Remember that bias is the difference between the expected value of the estimator and the true value $\E[\hat{\theta}] - \theta$. So basically, the error in regression.
However, as the model becomes more complex, sensitivity to different training data increases, which increases the variance of the model.
High variance of a model can be a sign of overfitting.
On the other hand, if you aim for low variance in training, you end up with a high bias.
Summary:
- Flexible: Low bias, high variance
- Rigid: High bias, low variance
As the number of observations increases, the chance of overfitting, and thus variance, decreases.
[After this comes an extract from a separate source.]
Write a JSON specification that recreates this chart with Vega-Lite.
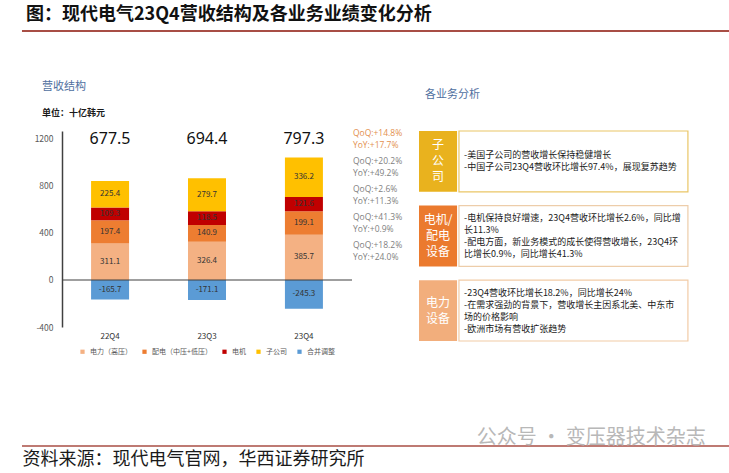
{
  "$schema": "https://vega.github.io/schema/vega-lite/v6.json",
  "padding": {"left": 0, "top": 6, "right": 0, "bottom": 0},
  "spacing": 0,
  "config": {
    "view": {"stroke": null},
    "font": "Noto Sans CJK SC",
    "title": {"font": "Noto Sans CJK SC", "subtitleFont": "Noto Sans CJK SC"},
    "axis": {"labelFont": "Noto Sans CJK SC", "titleFont": "Noto Sans CJK SC"},
    "legend": {"labelFont": "Noto Sans CJK SC", "layout": {"bottom": {"anchor": "middle"}}}
  },
  "resolve": {"scale": {"x": "independent", "y": "independent", "color": "independent", "stroke": "independent"}, "legend": {"color": "independent"}},
  "vconcat": [
    {
      "width": 667,
      "height": 50,
      "title": {"text": "图：现代电气23Q4营收结构及各业务业绩变化分析", "anchor": "start", "frame": "group", "dx": -36, "fontSize": 18, "fontWeight": "bold", "color": "#111111", "offset": 6},
      "data": {"values": [{"item": "标题线"}]},
      "mark": {"type": "rule", "color": "#A84E45", "strokeWidth": 2},
      "encoding": {
        "x": {"datum": -0.06, "type": "quantitative", "scale": {"domain": [0, 1], "nice": false}, "axis": null},
        "x2": {"datum": 1},
        "y": {"datum": 1, "type": "quantitative", "scale": {"domain": [0, 1], "nice": false}, "axis": null}
      }
    },
    {
      "spacing": 16,
      "resolve": {"scale": {"x": "independent", "y": "independent", "color": "independent", "stroke": "independent"}, "legend": {"color": "independent"}},
      "hconcat": [
        {
          "width": 290,
          "height": 196,
          "title": {"text": "营收结构", "subtitle": "单位：十亿韩元", "anchor": "start", "frame": "group", "dx": -20, "fontSize": 11, "fontWeight": "normal", "color": "#4F6FA0", "subtitleFontSize": 9, "subtitleFontWeight": "bold", "subtitleColor": "#1a1a1a", "subtitlePadding": 17, "offset": 11},
          "data": {"values": [
            {"quarter": "22Q4", "segment": "电力（高压）", "order": 1, "value": 311.1},
            {"quarter": "22Q4", "segment": "配电（中压+低压）", "order": 2, "value": 197.4},
            {"quarter": "22Q4", "segment": "电机", "order": 3, "value": 109.3},
            {"quarter": "22Q4", "segment": "子公司", "order": 4, "value": 225.4},
            {"quarter": "22Q4", "segment": "合并调整", "order": 5, "value": -165.7},
            {"quarter": "23Q3", "segment": "电力（高压）", "order": 1, "value": 326.4},
            {"quarter": "23Q3", "segment": "配电（中压+低压）", "order": 2, "value": 140.9},
            {"quarter": "23Q3", "segment": "电机", "order": 3, "value": 118.5},
            {"quarter": "23Q3", "segment": "子公司", "order": 4, "value": 279.7},
            {"quarter": "23Q3", "segment": "合并调整", "order": 5, "value": -171.1},
            {"quarter": "23Q4", "segment": "电力（高压）", "order": 1, "value": 385.7},
            {"quarter": "23Q4", "segment": "配电（中压+低压）", "order": 2, "value": 199.1},
            {"quarter": "23Q4", "segment": "电机", "order": 3, "value": 121.6},
            {"quarter": "23Q4", "segment": "子公司", "order": 4, "value": 336.2},
            {"quarter": "23Q4", "segment": "合并调整", "order": 5, "value": -245.3}
          ]},
          "resolve": {"scale": {"y": "independent"}},
          "layer": [
            {
              "transform": [
                {"stack": "value", "groupby": ["quarter"], "sort": [{"field": "order", "order": "ascending"}], "as": ["v0", "v1"], "offset": "zero"}
              ],
              "layer": [
                {
                  "mark": {"type": "bar"},
                  "encoding": {
                    "x": {"field": "quarter", "type": "nominal", "sort": ["22Q4", "23Q3", "23Q4"], "scale": {"paddingInner": 0.608, "paddingOuter": 0.3},
                          "axis": {"title": null, "domain": false, "ticks": false, "labelAngle": 0, "labelFontSize": 8, "labelColor": "#333333", "labelPadding": 5}},
                    "y": {"field": "v0", "type": "quantitative", "scale": {"domain": [-400, 1268], "nice": false},
                          "axis": {"values": [-400, -200, 0, 200, 400, 600, 800, 1000, 1200], "labelExpr": "'' + datum.value", "ticks": false, "grid": false, "title": null, "domainColor": "#404040", "domainWidth": 1.5, "labelColor": "#595959", "labelFontSize": 8.5, "labelPadding": 9, "minExtent": 62}},
                    "y2": {"field": "v1"},
                    "color": {"field": "segment", "type": "nominal",
                              "scale": {"domain": ["电力（高压）", "配电（中压+低压）", "电机", "子公司", "合并调整"], "range": ["#F4B183", "#ED7D31", "#C00000", "#FFC000", "#5B9BD5"]},
                              "legend": {"orient": "bottom", "direction": "horizontal", "title": null, "symbolType": "square", "symbolSize": 18, "symbolStrokeWidth": 0, "labelFontSize": 7, "labelColor": "#595959", "columnPadding": 9, "offset": 8}}
                  }
                },
                {
                  "transform": [
                    {"fold": ["v0", "v1"], "as": ["end", "pos"]},
                    {"aggregate": [{"op": "mean", "field": "pos", "as": "mid"}], "groupby": ["quarter", "segment", "value"]}
                  ],
                  "mark": {"type": "text", "fontSize": 8, "color": "#333333", "baseline": "middle"},
                  "encoding": {
                    "x": {"field": "quarter", "type": "nominal", "sort": ["22Q4", "23Q3", "23Q4"]},
                    "y": {"field": "mid", "type": "quantitative"},
                    "text": {"field": "value", "type": "nominal"}
                  }
                },
                {
                  "data": {"values": [{"item": "零线"}]},
                  "mark": {"type": "rule", "color": "#404040", "strokeWidth": 1.2},
                  "encoding": {"y": {"datum": 0, "type": "quantitative"}}
                },
                {
                  "data": {"values": [
                    {"quarter": "22Q4", "total": "677.5"},
                    {"quarter": "23Q3", "total": "694.4"},
                    {"quarter": "23Q4", "total": "797.3"}
                  ]},
                  "mark": {"type": "text", "fontSize": 16, "color": "#111111", "baseline": "middle", "font": "Noto Sans"},
                  "encoding": {
                    "x": {"field": "quarter", "type": "nominal", "sort": ["22Q4", "23Q3", "23Q4"]},
                    "y": {"datum": 1200, "type": "quantitative"},
                    "text": {"field": "total", "type": "nominal"}
                  }
                }
              ]
            },
            {
              "data": {"values": [
                {"quarter": "23Q4", "item": "合计", "kind": "合计", "chg": "QoQ:+14.8%\nYoY:+17.7%"},
                {"quarter": "23Q4", "item": "子公司", "kind": "分项", "chg": "QoQ:+20.2%\nYoY:+49.2%"},
                {"quarter": "23Q4", "item": "电机", "kind": "分项", "chg": "QoQ:+2.6%\nYoY:+11.3%"},
                {"quarter": "23Q4", "item": "配电（中压+低压）", "kind": "分项", "chg": "QoQ:+41.3%\nYoY:+0.9%"},
                {"quarter": "23Q4", "item": "电力（高压）", "kind": "分项", "chg": "QoQ:+18.2%\nYoY:+24.0%"}
              ]},
              "mark": {"type": "text", "align": "left", "baseline": "middle", "dx": 49, "dy": -6, "fontSize": 8.5, "lineHeight": 12, "lineBreak": "\n", "font": "Open Sans"},
              "encoding": {
                "x": {"field": "quarter", "type": "nominal", "sort": ["22Q4", "23Q3", "23Q4"]},
                "y": {"field": "item", "type": "nominal", "scale": {"type": "point", "domain": ["合计", "子公司", "电机", "配电（中压+低压）", "电力（高压）", "合并调整"], "padding": 1, "align": 0.143}, "axis": null},
                "fill": {"field": "kind", "type": "nominal", "scale": {"domain": ["合计", "分项"], "range": ["#E3904F", "#7F7F7F"]}, "legend": null},
                "text": {"field": "chg", "type": "nominal"}
              }
            }
          ]
        },
        {
          "width": 270,
          "height": 210,
          "title": {"text": " ", "subtitle": "各业务分析", "anchor": "start", "frame": "group", "dx": 6, "fontSize": 11, "subtitleFontSize": 11, "subtitleColor": "#4F6FA0", "subtitlePadding": -12, "offset": 28},
          "data": {"values": [
            {"biz": "子公司", "label": "子\n公\n司", "body": "-美国子公司的营收增长保持稳健增长\n-中国子公司23Q4营收环比增长97.4%，展现复苏趋势"},
            {"biz": "电机/配电设备", "label": "电机/\n配电\n设备", "body": "-电机保持良好增速，23Q4营收环比增长2.6%，同比增\n长11.3%\n-配电方面，新业务模式的成长使得营收增长，23Q4环\n比增长0.9%，同比增长41.3%"},
            {"biz": "电力设备", "label": "电力\n设备", "body": "-23Q4营收环比增长18.2%，同比增长24%\n-在需求强劲的背景下，营收增长主因系北美、中东市\n场的价格影响\n-欧洲市场有营收扩张趋势"}
          ]},
          "encoding": {
            "y": {"field": "biz", "type": "nominal", "sort": null, "scale": {"paddingInner": 0.185, "paddingOuter": 0}, "axis": null}
          },
          "layer": [
            {
              "mark": {"type": "rect"},
              "encoding": {
                "x": {"datum": 0, "type": "quantitative", "scale": {"domain": [0, 1], "nice": false}, "axis": null},
                "x2": {"datum": 0.141},
                "color": {"field": "biz", "type": "nominal", "scale": {"domain": ["子公司", "电机/配电设备", "电力设备"], "range": ["#E9B21E", "#EB7A2E", "#F2AE7C"]}, "legend": null}
              }
            },
            {
              "mark": {"type": "rect", "fill": "#FFFFFF", "strokeWidth": 1.2},
              "encoding": {
                "x": {"datum": 0.148, "type": "quantitative"},
                "x2": {"datum": 0.996},
                "stroke": {"field": "biz", "type": "nominal", "scale": {"domain": ["子公司", "电机/配电设备", "电力设备"], "range": ["#EAC667", "#EDCDAA", "#F2CBA6"]}, "legend": null}
              }
            },
            {
              "transform": [{"filter": "datum.biz !== '电力设备'"}],
              "mark": {"type": "text", "align": "center", "baseline": "middle", "lineBreak": "\n", "fontSize": 12, "lineHeight": 16, "dy": -16, "color": "#FFFFFF"},
              "encoding": {
                "x": {"datum": 0.0705, "type": "quantitative"},
                "text": {"field": "label", "type": "nominal"}
              }
            },
            {
              "transform": [{"filter": "datum.biz === '电力设备'"}],
              "mark": {"type": "text", "align": "center", "baseline": "middle", "lineBreak": "\n", "fontSize": 12, "lineHeight": 16, "dy": -8, "color": "#FFFFFF"},
              "encoding": {
                "x": {"datum": 0.0705, "type": "quantitative"},
                "text": {"field": "label", "type": "nominal"}
              }
            },
            {
              "transform": [{"filter": "datum.biz === '子公司'"}],
              "mark": {"type": "text", "align": "left", "baseline": "middle", "lineBreak": "\n", "fontSize": 9, "lineHeight": 12, "dy": -6, "color": "#1a1a1a"},
              "encoding": {
                "x": {"datum": 0.167, "type": "quantitative"},
                "text": {"field": "body", "type": "nominal"}
              }
            },
            {
              "transform": [{"filter": "datum.biz !== '子公司'"}],
              "mark": {"type": "text", "align": "left", "baseline": "middle", "lineBreak": "\n", "fontSize": 9, "lineHeight": 12, "dy": -18, "color": "#1a1a1a"},
              "encoding": {
                "x": {"datum": 0.167, "type": "quantitative"},
                "text": {"field": "body", "type": "nominal"}
              }
            }
          ]
        }
      ]
    },
    {
      "width": 667,
      "height": 91,
      "data": {"values": [{"item": "来源"}]},
      "layer": [
        {
          "mark": {"type": "rule", "color": "#A84E45", "strokeWidth": 1.5},
          "encoding": {
            "x": {"datum": -0.06, "type": "quantitative", "scale": {"domain": [0, 1], "nice": false},
                  "axis": {"title": "资料来源：现代电气官网，华西证券研究所", "labels": false, "ticks": false, "domain": false, "grid": false, "titleFontSize": 18, "titleFontWeight": "normal", "titleColor": "#1a1a1a", "titleAnchor": "start", "titleAlign": "left", "titleX": -40, "titlePadding": 4}},
            "x2": {"datum": 1},
            "y": {"datum": 0, "type": "quantitative", "scale": {"domain": [0, 1], "nice": false}, "axis": null}
          }
        },
        {
          "mark": {"type": "text", "align": "right", "baseline": "bottom", "fontSize": 20, "color": "#B8B8B8", "dy": 2},
          "encoding": {
            "x": {"datum": 0.965, "type": "quantitative"},
            "y": {"datum": 0, "type": "quantitative"},
            "text": {"value": "公众号 · 变压器技术杂志"}
          }
        }
      ]
    }
  ]
}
So if we have a lot of data, complex and flexible models generally perform better.
Mean Squared Error (MSE) Decomposition
- See also MSE of an estimator.
We know that the difference between the estimation and true value is often measured by the mean squared error (MSE).
As explained in the above link, MSE is decomposed into bias and variance of the estimator:
$$ \text{MSE}(\hat{y}) = \text{bias}^2(\hat{y}) + \Var(\hat{y}) $$
Remember that $bias(\hat{y}) = \E[\hat{y}] - y$.
Irreducible Error
In model training there is an additional error called irreducible error, which is the variance of the noise term $\epsilon$ in the model:
\[\text{MSE}(\hat{y}) = \text{bias}^2(\hat{y}) + \Var(\hat{y}) + \boldsymbol{\Var(\epsilon)}\]As mentioned in regression function, $\text{bias}^2(\hat{y}) + \Var(\hat{y})$ is the reducible error, and we try to minimize this part.
Ideally, we’d like to minimize MSE by decreasing both bias and variance, but bias-variance tradeoff tells us that you cannot have both worlds.
Attempt to lower the bias of an estimator $\hat{y}$ (reduce error, overfit) increases the variance of the estimator, and vice versa.
Therefore, MSE does not get any better by simply reducing one of them.
Instead, MSE is minimized when the bias and variance are balanced.